<<<<
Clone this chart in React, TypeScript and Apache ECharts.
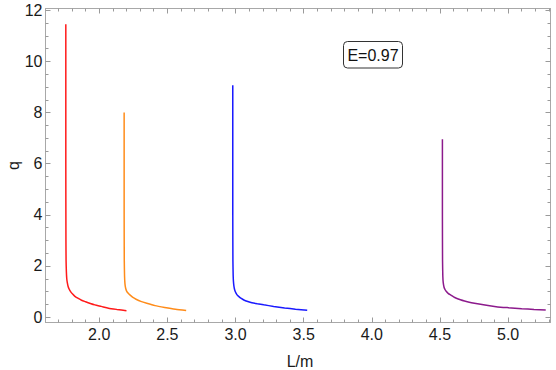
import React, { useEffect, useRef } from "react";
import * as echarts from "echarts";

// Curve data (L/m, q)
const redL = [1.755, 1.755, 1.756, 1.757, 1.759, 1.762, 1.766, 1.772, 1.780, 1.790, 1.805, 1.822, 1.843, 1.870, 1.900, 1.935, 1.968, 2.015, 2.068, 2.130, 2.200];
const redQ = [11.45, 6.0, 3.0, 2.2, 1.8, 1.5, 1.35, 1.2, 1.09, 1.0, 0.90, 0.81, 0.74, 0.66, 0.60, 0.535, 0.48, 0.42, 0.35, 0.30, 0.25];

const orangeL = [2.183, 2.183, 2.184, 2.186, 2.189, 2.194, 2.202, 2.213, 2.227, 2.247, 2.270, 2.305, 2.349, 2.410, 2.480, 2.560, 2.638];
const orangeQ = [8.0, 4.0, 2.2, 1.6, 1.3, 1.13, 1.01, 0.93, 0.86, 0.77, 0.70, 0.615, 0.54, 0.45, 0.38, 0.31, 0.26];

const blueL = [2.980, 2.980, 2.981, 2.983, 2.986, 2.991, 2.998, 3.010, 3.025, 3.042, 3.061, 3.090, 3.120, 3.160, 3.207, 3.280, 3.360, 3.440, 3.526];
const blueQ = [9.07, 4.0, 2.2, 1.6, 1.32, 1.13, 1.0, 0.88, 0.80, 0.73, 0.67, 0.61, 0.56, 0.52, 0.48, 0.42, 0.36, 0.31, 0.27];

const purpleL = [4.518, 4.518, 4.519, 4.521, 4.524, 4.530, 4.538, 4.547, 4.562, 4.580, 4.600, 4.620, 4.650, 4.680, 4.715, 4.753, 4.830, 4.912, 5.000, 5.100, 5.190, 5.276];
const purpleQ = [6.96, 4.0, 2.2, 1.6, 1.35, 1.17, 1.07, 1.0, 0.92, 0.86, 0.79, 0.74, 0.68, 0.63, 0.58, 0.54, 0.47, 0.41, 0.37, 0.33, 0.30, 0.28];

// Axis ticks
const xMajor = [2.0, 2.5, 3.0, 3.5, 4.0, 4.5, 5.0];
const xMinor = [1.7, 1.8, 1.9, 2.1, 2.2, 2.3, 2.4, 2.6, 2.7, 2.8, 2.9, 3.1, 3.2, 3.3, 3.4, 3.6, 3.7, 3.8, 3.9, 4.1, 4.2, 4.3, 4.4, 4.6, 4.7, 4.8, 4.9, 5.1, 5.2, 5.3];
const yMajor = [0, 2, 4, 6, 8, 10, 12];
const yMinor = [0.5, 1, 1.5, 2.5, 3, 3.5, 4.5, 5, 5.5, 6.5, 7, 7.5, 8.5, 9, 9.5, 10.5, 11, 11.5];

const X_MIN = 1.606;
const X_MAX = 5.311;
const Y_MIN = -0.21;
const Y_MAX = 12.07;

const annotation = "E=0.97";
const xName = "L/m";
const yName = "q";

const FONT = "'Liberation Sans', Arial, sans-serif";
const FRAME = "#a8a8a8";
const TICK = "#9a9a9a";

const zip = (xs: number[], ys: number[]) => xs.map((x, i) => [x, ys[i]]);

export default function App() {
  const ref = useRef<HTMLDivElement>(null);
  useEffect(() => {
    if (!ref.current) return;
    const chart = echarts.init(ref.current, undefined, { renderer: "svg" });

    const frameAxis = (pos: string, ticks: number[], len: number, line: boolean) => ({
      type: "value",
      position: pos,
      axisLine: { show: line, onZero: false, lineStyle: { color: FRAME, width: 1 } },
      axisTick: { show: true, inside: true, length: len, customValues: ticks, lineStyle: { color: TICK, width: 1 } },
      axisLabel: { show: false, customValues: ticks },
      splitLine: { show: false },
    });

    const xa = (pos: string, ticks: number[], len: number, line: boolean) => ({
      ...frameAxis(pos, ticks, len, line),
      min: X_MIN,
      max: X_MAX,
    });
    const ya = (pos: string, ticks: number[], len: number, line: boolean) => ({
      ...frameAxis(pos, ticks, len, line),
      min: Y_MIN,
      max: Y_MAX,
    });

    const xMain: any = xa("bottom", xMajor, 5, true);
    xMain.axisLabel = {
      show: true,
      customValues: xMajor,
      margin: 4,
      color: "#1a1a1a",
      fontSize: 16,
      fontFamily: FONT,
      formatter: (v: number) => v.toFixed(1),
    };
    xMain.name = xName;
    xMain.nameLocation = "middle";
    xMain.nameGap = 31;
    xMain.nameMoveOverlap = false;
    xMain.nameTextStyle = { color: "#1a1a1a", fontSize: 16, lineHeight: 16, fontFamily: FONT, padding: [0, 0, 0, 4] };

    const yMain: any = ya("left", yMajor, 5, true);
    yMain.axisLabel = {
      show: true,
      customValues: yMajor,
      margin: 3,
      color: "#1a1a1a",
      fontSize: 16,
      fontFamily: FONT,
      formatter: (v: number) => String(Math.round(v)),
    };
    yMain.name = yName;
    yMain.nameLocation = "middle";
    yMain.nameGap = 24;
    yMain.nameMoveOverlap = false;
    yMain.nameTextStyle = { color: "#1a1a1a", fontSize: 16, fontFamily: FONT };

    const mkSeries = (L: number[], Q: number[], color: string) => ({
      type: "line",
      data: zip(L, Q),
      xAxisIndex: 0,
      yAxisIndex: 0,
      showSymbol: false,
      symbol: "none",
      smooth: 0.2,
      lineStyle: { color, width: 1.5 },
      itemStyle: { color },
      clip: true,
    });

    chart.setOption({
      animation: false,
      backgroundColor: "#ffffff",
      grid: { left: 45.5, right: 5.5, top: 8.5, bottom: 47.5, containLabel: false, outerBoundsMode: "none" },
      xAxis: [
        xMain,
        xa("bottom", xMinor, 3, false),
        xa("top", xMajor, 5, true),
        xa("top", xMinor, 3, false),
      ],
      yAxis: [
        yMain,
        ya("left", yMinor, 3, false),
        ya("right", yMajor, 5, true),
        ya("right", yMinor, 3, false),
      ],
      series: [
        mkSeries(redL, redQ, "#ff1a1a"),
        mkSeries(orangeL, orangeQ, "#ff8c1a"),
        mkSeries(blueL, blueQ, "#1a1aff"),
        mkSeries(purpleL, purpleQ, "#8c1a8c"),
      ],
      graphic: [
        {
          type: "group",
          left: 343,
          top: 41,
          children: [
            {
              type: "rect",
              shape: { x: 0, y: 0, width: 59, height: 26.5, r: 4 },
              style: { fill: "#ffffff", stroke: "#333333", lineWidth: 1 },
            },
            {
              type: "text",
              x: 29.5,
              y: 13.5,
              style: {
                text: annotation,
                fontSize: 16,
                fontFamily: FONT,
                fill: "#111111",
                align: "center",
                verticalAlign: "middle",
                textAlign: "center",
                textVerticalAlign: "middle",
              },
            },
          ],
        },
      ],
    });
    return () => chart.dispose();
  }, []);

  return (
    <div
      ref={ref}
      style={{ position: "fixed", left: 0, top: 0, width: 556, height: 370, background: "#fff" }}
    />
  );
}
>>>>
SET PROBLEM
Repeat only the lines between the start of the data and the line with "import * as", including those two lines, and skip the pictures.

TASK ANSWER
Clone this chart in React, TypeScript and Apache ECharts.
import React, { useEffect, useRef } from "react";
import * as echarts from "echarts";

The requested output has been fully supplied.